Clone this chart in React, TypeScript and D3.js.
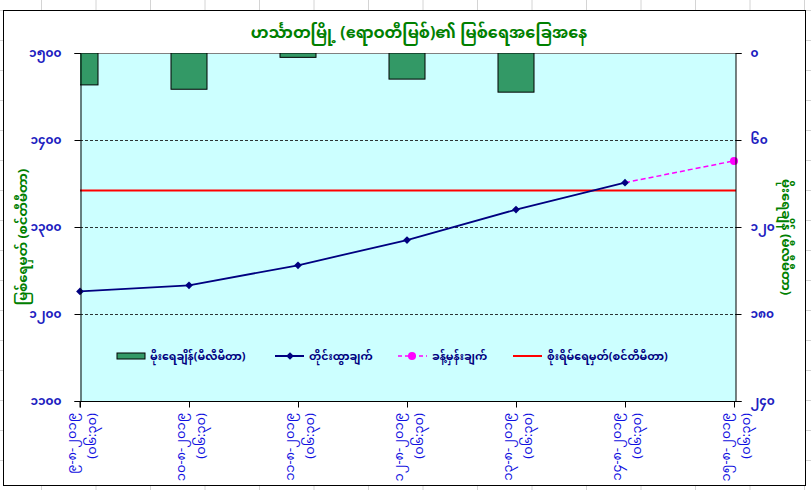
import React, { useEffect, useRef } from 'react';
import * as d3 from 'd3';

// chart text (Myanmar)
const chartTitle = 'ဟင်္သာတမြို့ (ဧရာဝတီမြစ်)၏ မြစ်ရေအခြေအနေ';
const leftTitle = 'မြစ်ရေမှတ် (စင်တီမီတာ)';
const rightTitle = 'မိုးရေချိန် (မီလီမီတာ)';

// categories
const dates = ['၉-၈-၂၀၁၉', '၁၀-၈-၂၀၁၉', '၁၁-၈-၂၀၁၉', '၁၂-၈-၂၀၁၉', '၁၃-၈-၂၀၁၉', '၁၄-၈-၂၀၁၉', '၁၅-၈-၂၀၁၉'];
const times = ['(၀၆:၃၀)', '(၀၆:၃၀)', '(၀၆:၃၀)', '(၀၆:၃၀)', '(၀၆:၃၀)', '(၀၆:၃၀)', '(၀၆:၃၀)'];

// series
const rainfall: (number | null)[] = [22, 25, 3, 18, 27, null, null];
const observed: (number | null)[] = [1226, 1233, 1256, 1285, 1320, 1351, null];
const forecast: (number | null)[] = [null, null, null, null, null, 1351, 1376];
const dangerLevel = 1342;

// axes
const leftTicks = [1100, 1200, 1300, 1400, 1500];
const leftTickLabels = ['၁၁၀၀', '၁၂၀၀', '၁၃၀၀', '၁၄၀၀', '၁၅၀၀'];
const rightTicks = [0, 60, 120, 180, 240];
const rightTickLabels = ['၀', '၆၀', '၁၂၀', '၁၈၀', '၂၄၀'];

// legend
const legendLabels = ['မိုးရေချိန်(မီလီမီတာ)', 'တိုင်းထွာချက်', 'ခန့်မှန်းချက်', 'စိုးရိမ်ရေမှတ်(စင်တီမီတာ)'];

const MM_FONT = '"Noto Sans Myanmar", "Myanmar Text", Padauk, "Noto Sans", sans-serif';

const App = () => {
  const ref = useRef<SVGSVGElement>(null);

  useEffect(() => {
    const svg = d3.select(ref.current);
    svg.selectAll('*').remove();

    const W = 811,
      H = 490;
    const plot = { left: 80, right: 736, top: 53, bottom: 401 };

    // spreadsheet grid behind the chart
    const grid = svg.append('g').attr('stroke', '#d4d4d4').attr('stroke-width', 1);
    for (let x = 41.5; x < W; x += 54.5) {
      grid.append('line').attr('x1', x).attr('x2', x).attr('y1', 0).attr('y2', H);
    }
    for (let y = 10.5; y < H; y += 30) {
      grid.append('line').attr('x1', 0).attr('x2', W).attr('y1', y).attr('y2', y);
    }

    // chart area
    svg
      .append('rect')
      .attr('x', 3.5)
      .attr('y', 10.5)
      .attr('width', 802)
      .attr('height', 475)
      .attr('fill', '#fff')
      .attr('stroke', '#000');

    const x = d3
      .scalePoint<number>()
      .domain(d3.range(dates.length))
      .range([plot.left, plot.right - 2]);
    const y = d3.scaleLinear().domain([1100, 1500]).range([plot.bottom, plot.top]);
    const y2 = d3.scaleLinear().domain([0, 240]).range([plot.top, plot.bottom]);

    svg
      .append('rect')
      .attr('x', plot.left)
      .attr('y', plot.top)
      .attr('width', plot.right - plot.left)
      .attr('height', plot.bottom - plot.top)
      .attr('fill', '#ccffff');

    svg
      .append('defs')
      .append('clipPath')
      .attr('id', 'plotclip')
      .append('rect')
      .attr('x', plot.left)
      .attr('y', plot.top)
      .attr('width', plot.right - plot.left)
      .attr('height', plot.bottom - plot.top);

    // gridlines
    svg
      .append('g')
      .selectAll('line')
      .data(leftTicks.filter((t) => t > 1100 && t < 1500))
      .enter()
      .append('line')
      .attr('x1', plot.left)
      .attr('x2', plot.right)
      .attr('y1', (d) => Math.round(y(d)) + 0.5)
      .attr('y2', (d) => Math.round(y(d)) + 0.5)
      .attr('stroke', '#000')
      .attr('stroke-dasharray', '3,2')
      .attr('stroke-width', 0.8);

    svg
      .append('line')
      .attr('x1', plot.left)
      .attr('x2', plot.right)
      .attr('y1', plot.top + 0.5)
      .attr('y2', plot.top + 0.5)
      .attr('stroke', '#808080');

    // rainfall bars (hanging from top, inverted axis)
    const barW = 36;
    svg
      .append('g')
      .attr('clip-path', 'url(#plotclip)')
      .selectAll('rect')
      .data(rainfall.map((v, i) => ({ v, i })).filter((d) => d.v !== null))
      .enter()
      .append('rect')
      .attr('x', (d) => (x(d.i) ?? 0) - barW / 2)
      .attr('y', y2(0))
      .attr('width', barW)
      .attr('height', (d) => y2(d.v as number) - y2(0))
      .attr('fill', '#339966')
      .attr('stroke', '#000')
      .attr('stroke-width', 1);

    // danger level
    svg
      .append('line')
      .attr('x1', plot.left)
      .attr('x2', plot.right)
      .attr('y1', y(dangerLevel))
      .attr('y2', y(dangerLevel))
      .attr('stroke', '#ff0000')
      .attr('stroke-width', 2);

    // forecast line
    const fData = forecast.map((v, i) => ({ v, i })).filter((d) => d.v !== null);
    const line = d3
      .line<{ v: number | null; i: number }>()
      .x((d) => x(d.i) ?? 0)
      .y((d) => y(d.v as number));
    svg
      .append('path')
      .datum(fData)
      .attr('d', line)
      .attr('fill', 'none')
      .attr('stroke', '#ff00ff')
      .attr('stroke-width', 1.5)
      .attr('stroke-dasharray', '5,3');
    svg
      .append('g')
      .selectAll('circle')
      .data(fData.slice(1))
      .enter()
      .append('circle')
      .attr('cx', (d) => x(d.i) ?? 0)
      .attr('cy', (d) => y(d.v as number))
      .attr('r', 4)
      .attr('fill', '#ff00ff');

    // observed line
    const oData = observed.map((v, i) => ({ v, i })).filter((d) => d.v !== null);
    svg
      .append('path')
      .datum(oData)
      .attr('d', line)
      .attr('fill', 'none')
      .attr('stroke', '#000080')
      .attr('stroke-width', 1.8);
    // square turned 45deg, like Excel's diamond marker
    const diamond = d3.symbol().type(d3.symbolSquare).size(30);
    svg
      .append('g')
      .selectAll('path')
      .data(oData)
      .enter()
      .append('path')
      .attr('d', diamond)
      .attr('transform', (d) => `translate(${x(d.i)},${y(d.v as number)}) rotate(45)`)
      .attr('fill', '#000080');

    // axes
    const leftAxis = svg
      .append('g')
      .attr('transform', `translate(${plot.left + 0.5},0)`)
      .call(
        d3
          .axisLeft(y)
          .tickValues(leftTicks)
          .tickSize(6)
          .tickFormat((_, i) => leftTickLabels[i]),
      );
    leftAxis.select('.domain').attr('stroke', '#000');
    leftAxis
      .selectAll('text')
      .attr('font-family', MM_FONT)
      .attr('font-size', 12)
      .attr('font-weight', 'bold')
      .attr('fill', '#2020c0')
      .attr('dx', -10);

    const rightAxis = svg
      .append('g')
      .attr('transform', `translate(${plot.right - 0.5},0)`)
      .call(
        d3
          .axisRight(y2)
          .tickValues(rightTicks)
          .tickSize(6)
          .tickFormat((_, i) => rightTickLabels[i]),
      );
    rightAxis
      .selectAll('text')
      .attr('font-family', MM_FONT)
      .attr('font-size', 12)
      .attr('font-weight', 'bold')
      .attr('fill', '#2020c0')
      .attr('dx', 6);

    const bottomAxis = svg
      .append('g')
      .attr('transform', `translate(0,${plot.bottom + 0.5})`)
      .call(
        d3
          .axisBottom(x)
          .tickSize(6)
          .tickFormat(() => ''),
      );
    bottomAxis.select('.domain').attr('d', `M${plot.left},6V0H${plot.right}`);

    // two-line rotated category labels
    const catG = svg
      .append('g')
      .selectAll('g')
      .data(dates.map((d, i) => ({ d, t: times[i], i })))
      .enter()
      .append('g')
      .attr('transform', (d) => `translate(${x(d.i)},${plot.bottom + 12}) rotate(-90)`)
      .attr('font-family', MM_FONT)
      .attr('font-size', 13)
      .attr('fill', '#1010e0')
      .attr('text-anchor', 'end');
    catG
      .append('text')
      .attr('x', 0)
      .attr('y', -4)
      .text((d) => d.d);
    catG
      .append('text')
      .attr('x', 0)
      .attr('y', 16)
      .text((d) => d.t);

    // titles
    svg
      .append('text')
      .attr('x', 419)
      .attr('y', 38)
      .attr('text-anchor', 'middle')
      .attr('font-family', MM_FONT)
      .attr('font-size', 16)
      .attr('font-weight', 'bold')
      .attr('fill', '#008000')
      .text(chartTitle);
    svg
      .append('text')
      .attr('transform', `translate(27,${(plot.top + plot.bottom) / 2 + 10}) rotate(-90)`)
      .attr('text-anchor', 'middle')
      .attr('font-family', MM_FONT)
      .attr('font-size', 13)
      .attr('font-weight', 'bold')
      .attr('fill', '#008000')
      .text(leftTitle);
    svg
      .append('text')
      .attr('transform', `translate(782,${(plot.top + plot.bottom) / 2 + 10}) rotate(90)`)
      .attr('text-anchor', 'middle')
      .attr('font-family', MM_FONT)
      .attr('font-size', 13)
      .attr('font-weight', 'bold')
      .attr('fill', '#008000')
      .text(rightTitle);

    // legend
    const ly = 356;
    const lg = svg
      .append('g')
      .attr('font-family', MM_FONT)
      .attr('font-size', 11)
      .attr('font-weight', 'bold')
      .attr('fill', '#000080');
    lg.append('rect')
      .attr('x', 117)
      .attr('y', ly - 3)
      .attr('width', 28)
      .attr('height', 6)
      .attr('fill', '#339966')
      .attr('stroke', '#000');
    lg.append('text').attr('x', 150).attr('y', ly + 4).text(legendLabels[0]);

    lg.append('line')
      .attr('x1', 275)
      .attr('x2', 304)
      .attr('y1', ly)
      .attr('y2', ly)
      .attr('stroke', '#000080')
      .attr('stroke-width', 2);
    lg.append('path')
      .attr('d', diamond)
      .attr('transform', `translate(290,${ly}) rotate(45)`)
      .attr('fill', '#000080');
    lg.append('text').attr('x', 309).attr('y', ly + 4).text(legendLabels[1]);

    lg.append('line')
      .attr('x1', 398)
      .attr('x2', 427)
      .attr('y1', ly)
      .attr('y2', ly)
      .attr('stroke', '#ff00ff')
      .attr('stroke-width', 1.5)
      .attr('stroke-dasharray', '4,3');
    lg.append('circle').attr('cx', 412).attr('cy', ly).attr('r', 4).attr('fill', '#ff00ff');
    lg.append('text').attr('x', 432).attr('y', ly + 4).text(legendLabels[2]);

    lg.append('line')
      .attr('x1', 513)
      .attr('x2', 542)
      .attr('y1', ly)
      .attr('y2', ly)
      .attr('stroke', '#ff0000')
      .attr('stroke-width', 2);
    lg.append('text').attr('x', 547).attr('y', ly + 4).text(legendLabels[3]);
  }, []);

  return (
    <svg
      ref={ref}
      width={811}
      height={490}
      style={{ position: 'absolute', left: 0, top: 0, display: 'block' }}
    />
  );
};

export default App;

==

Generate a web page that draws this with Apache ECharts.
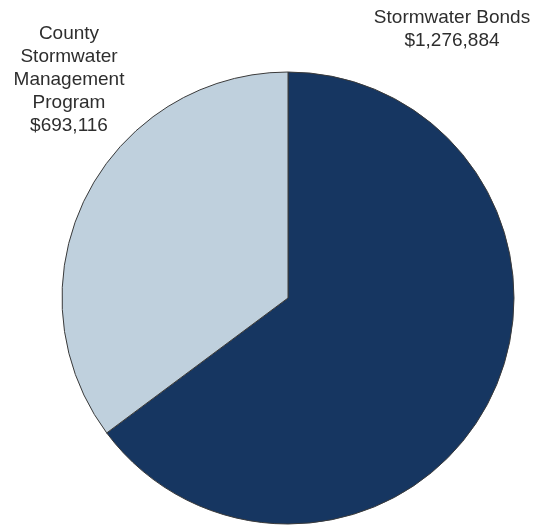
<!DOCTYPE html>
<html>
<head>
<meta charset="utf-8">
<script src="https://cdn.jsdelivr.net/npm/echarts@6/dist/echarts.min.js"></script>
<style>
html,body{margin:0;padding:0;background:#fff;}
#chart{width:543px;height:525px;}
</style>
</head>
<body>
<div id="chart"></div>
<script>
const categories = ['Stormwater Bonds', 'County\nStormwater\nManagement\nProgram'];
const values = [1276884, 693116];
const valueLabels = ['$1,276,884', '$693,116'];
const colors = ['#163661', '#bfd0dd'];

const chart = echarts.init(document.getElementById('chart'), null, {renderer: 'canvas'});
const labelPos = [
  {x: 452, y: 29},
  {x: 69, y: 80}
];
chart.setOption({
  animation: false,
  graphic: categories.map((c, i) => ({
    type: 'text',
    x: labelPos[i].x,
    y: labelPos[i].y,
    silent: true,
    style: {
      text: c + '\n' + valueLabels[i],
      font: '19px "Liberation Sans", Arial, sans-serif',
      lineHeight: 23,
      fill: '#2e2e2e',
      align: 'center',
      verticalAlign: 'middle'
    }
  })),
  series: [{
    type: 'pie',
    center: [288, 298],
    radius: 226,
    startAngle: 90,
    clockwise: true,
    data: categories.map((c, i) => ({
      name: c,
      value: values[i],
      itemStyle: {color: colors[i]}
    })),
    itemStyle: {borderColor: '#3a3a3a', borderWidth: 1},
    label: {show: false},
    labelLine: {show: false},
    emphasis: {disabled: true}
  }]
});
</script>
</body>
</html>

What to produce: Return exactly the lines from the one with "Clone this chart" to the one with "import * as d3 from 'd3';", both ends kept, and only those. Images are left out.

Full solution:
Clone this chart in React, TypeScript and D3.js.
import React, { useEffect, useRef } from 'react';
import * as d3 from 'd3';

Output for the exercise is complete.